Backlash of Homophobia?
Last week I published an excerpt from Probably Overthinking It that showed a long-term decline in homophobic responses to questions in the General Social Survey, starting around 1990 and continuing in the most recent data.
Then I heard from a friend that Gallup published an article just a few weeks ago, with the title “Fewer in U.S. Say Same-Sex Relations Morally Acceptable”.
It features this graph, which shows that after a consistent increase from 2001 to 2022, the percentage of respondents who said same-sex relations are morally acceptable declined from 71% to 64% in 2023.
Looking the whole time series, there are several reasons I don’t think this change reflects an long-term reversal in the population:
1) The variation from year to year is substantial. This year’s drop is bigger than most, but not an outlier. I conjecture that some of the variation from year to year is due to short-term period effects — like whatever people were reading about in the news in the interval before they were surveyed.
2) Even with the drop, the most recent point is not far below the long-term trend.
3) Last year was a record high, so a part of the drop is regression to the mean.
4) A large part of the trend is due to generational replacement, so unless young people die and are replaced by old people, that can’t go into reverse.
5) The other part of the trend is due to changed minds. While it’s possible for that to go into reverse, I start with a strong prior that it will not. In general, the moral circle expands.
Taken together, I would make a substantial bet that next year’s data point will be 3 or more percentage points higher, and I would not be surprised by 7-10.
The Data
Gallup makes it easy to download the data from the article, so I’ll use it to make my argument more quantitative. Here’s the time series.
The responses vary from year to year. Here is the distribution of the differences in percentage points.

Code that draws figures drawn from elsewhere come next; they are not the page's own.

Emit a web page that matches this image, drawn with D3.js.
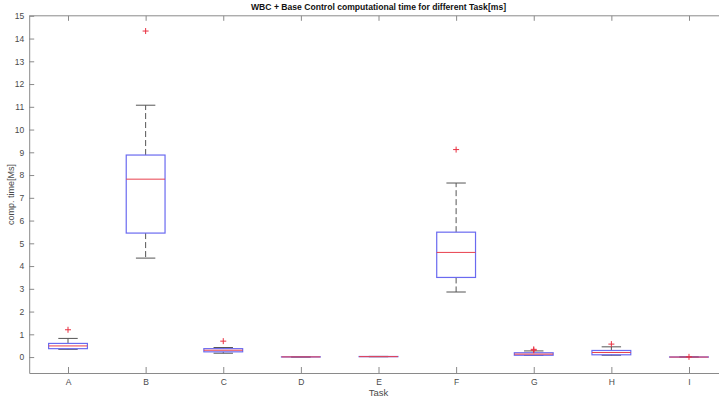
<!DOCTYPE html>
<html><head><meta charset="utf-8">
<script src="https://cdn.jsdelivr.net/npm/d3@7"></script>
<style>
body{margin:0;background:#fff;}
svg{display:block;font-family:"Liberation Sans",Arial,sans-serif;}
</style></head>
<body>
<svg id="chart" width="719" height="399"></svg>
<script>
const categories = ["A","B","C","D","E","F","G","H","I"];
const lowerWhisker = [0.34, 4.35, 0.17, 0.00, 0.015, 2.86, 0.07, 0.08, 0.00];
const q1           = [0.37, 5.45, 0.23, 0.005, 0.018, 3.50, 0.08, 0.10, 0.00];
const median       = [0.49, 7.82, 0.30, 0.008, 0.02, 4.60, 0.13, 0.20, 0.00];
const q3           = [0.60, 8.88, 0.37, 0.01, 0.025, 5.49, 0.19, 0.29, 0.005];
const upperWhisker = [0.82, 11.07, 0.42, 0.012, 0.03, 7.65, 0.27, 0.45, 0.008];
const outliers     = [[1.20], [14.33], [0.70], [], [], [9.12], [0.34, 0.30], [0.57], [0.01]];
const yTicks = d3.range(0, 16);
const titleText = "WBC + Base Control computational time for different Task[ms]";
const xLabel = "Task";
const yLabel = "comp. time[Ms]";

const svg = d3.select("#chart");
const x = d3.scaleLinear().domain([0.5, 9.5]).range([29.2, 727.8]);
const y = d3.scaleLinear().domain([-0.7, 15]).range([373, 15.8]);
const axisColor = "#8a8a8a", textColor = "#4a4a4a";

const g = svg.append("g");
g.append("line").attr("x1", x(0.5)).attr("x2", x(9.5)).attr("y1", y(15)).attr("y2", y(15)).attr("stroke", axisColor);

const ax = g.append("g").attr("transform", `translate(${x(0.5)},0)`)
  .call(d3.axisLeft(y).tickValues(yTicks).tickSize(-5).tickSizeOuter(0).tickPadding(5).tickFormat(d3.format("d")));
const bx = g.append("g").attr("transform", `translate(0,${y(-0.7)})`)
  .call(d3.axisBottom(x).tickValues(d3.range(1, 10)).tickSize(-6).tickSizeOuter(0).tickPadding(6).tickFormat(d => categories[d - 1]));
const tx = g.append("g").attr("transform", `translate(0,${y(15)})`)
  .call(d3.axisTop(x).tickValues(d3.range(1, 10)).tickSize(-5).tickSizeOuter(0).tickFormat(""));
tx.select(".domain").remove();
[ax, bx, tx].forEach(a => {
  a.selectAll(".domain").attr("stroke", axisColor);
  a.selectAll(".tick line").attr("stroke", axisColor);
  a.selectAll(".tick text").attr("fill", textColor).attr("font-size", 8.5).attr("font-family", "Liberation Sans, Arial, sans-serif");
});

const boxW = 0.5, capW = 0.25;
categories.forEach((c, i) => {
  const cx = i + 1;
  const gb = g.append("g");
  gb.append("line").attr("x1", x(cx)).attr("x2", x(cx)).attr("y1", y(q3[i])).attr("y2", y(upperWhisker[i]))
    .attr("stroke", "#555").attr("stroke-dasharray", "6,3");
  gb.append("line").attr("x1", x(cx)).attr("x2", x(cx)).attr("y1", y(q1[i])).attr("y2", y(lowerWhisker[i]))
    .attr("stroke", "#555").attr("stroke-dasharray", "6,3");
  gb.append("line").attr("x1", x(cx - capW / 2)).attr("x2", x(cx + capW / 2)).attr("y1", y(upperWhisker[i])).attr("y2", y(upperWhisker[i])).attr("stroke", "#555");
  gb.append("line").attr("x1", x(cx - capW / 2)).attr("x2", x(cx + capW / 2)).attr("y1", y(lowerWhisker[i])).attr("y2", y(lowerWhisker[i])).attr("stroke", "#555");
  gb.append("rect").attr("x", x(cx - boxW / 2)).attr("width", x(cx + boxW / 2) - x(cx - boxW / 2))
    .attr("y", y(q3[i])).attr("height", Math.max(0.01, y(q1[i]) - y(q3[i])))
    .attr("fill", "none").attr("stroke", "#6a6af0").attr("stroke-width", 1.2);
  gb.append("line").attr("x1", x(cx - boxW / 2)).attr("x2", x(cx + boxW / 2)).attr("y1", y(median[i])).attr("y2", y(median[i]))
    .attr("stroke", "#e8404e").attr("stroke-width", 1);
  outliers[i].forEach(v => {
    gb.append("path").attr("d", `M${x(cx) - 3},${y(v)}h6M${x(cx)},${y(v) - 3}v6`).attr("stroke", "#e83040").attr("stroke-width", 1);
  });
});

svg.append("text").attr("x", x(5)).attr("y", 10).attr("text-anchor", "middle")
  .attr("font-weight", "bold").attr("font-size", 8.6).attr("fill", "#111").text(titleText);
svg.append("text").attr("x", x(5)).attr("y", 396).attr("text-anchor", "middle")
  .attr("font-size", 9.5).attr("fill", textColor).text(xLabel);
svg.append("text").attr("transform", `translate(14,${(y(15) + y(-0.7)) / 2}) rotate(-90)`).attr("text-anchor", "middle")
  .attr("font-size", 9).attr("fill", textColor).text(yLabel);
</script>
</body></html>
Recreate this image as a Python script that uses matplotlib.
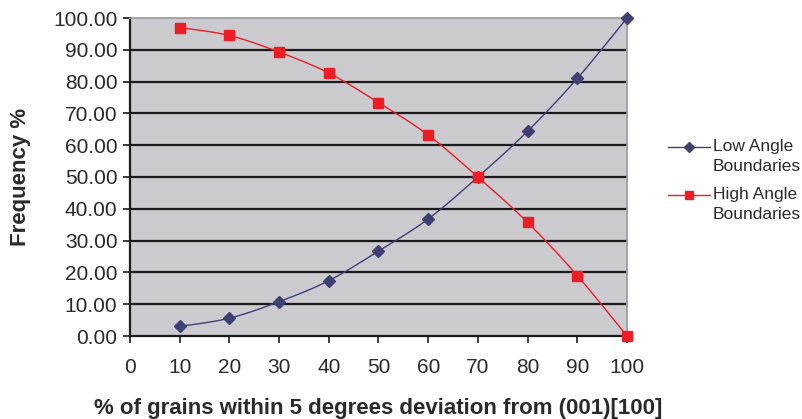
import numpy as np
import matplotlib
matplotlib.use("Agg")
import matplotlib.pyplot as plt
from matplotlib.lines import Line2D

plt.rcParams['font.family'] = ['Liberation Sans', 'DejaVu Sans']

grains_pct = [10, 20, 30, 40, 50, 60, 70, 80, 90, 100]
low_angle = [3.0, 5.6, 10.8, 17.4, 26.7, 36.8, 50.0, 64.4, 81.0, 100.0]
high_angle = [97.0, 94.5, 89.3, 82.7, 73.4, 63.2, 50.0, 35.7, 19.0, 0.0]
x_ticks = list(range(0, 101, 10))
y_ticks = list(range(0, 101, 10))
series_names = ['Low Angle\nBoundaries', 'High Angle\nBoundaries']


def smooth(x, y, n=20):
    """Cardinal-spline smoothing through the given points (like a smoothed line chart)."""
    x = np.asarray(x, float)
    y = np.asarray(y, float)
    px = np.concatenate([[x[0]], x, [x[-1]]])
    py = np.concatenate([[y[0]], y, [y[-1]]])
    xs, ys = [], []
    t = np.linspace(0, 1, n)
    k = 1 / 6
    for i in range(1, len(px) - 2):
        p0 = np.array([px[i], py[i]])
        p3 = np.array([px[i + 1], py[i + 1]])
        p1 = p0 + k * (np.array([px[i + 1], py[i + 1]]) - np.array([px[i - 1], py[i - 1]]))
        p2 = p3 - k * (np.array([px[i + 2], py[i + 2]]) - np.array([px[i], py[i]]))
        b = ((1 - t) ** 3)[:, None] * p0 + (3 * (1 - t) ** 2 * t)[:, None] * p1 \
            + (3 * (1 - t) * t ** 2)[:, None] * p2 + (t ** 3)[:, None] * p3
        xs.extend(b[:, 0])
        ys.extend(b[:, 1])
    return np.array(xs), np.array(ys)


low_color = '#3f3f73'
high_color = '#ee1c25'
text_color = '#2a2a2a'

W, H = 803, 419
fig = plt.figure(figsize=(W / 100, H / 100), dpi=100)
ax = fig.add_axes([130 / W, 1 - 336 / H, (627 - 130) / W, (336 - 18) / H])
ax.set_facecolor('#cbcbcf')

for v in y_ticks[1:-1]:
    ax.axhline(v, color='#1a1a1a', lw=1.6, zorder=1)

sx, sy = smooth(grains_pct, low_angle)
ax.plot(sx, sy, color=low_color, lw=1.0, zorder=3)
ax.plot(grains_pct, low_angle, ls='none', marker='D', ms=6, color=low_color, zorder=4, clip_on=False)

sx, sy = smooth(grains_pct, high_angle)
ax.plot(sx, sy, color=high_color, lw=1.0, zorder=3)
ax.plot(grains_pct, high_angle, ls='none', marker='s', ms=7.5, color=high_color, zorder=5, clip_on=False)

ax.set_xlim(0, 100)
ax.set_ylim(0, 100)
ax.set_xticks(x_ticks)
ax.set_yticks(y_ticks)
ax.set_xticklabels([str(v) for v in x_ticks])
ax.set_yticklabels([f'{v:.2f}' for v in y_ticks])
ax.tick_params(axis='both', direction='out', length=5, width=1.2, color='#1a1a1a',
               labelsize=15, labelcolor=text_color)
ax.tick_params(axis='x', pad=11)
ax.tick_params(axis='y', pad=4)

for side in ('left', 'bottom'):
    ax.spines[side].set_color('#1a1a1a')
    ax.spines[side].set_linewidth(1.6)
for side in ('top', 'right'):
    ax.spines[side].set_color('#9a9a9a')
    ax.spines[side].set_linewidth(1.2)

ax.set_xlabel('% of grains within 5 degrees deviation from (001)[100]',
              fontsize=16, fontweight='bold', color=text_color, labelpad=15)
ax.set_ylabel('Frequency %', fontsize=16, fontweight='bold', color=text_color, labelpad=16)

# Legend keys sit level with the first line of each two-line label
legend_styles = [(low_color, 'D', 5), (high_color, 's', 6)]
for i, (name, (col, mk, ms)) in enumerate(zip(series_names, legend_styles)):
    y_px = 147 + i * 48
    yf = 1 - y_px / H
    fig.add_artist(Line2D([668 / W, 710 / W], [yf, yf], transform=fig.transFigure,
                          color=col, lw=1.0))
    fig.add_artist(Line2D([689 / W], [yf], transform=fig.transFigure, color=col,
                          marker=mk, ms=ms, ls='none'))
    fig.text(713 / W, 1 - (y_px - 8) / H, name, fontsize=12.5, color=text_color,
             ha='left', va='top', linespacing=1.4)

fig.savefig('out.png', dpi=100)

Changes of 4 percentage points in either direction are not unusual. This year’s decrease of 7 points is bigger than what we’ve seen in the past, but not by much.
This figure shows the time series again, along with a smooth curve fit by local regression (LOWESS).
Since last year’s point was above the long term trend, we would have expected this year’s point to be lower by about 1 percentage points, just by returning to the trend line.
That leaves 6 points unaccounted for. To get a sense of how unexpected a drop that size is, we can compute the average and standard deviation of the distances from the points to the regression line. The mean is 1.7 points, and the standard deviation is 1.3.
So a two-sigma event is a 4.2 point distance, and a three-sigma event is a 5.4 point distance.
Of the 7-point drop:
- 1 point is what we’d expect from a return to the long-term trend.
- 4-5 points are within the range of random variation we’ve seen from year to year.
Which leaves 1-2 points that could be a genuine period effect.
But I think it’s likely to be short term. As the Gallup article notes, “From a longer-term perspective, Americans’ opinions of most of these issues have trended in a more liberal direction in the 20-plus years Gallup has asked about them.”
And there are two reasons I think they are likely to continue.
One reason is the expansion of the moral circle, an idea proposed by historian William Lecky in 1867. He wrote:
“At one time the benevolent affections embrace merely the family, soon the circle expanding includes first a class, then a nation, then a coalition of nations, then all humanity, and finally, its influence is felt in the dealings of man with the animal world.”
Lecky, A History of European Morals from Augustus to Charlemagne
Historically, the expansion of the moral circle seldom goes in reverse, and never for long.
The other reason is generational replacement. Older people are substantially more likely to think homosexuality is not moral. As they die, they are replaced by younger people who have no problem with it.
The only way for that trend to go in reverse is if a very large, long-term period effect somehow convinces Gen Z and their successors that they were mistaken and — actually — homosexuality is wrong.
I predict that next year’s data point will be substantially higher than this year’s.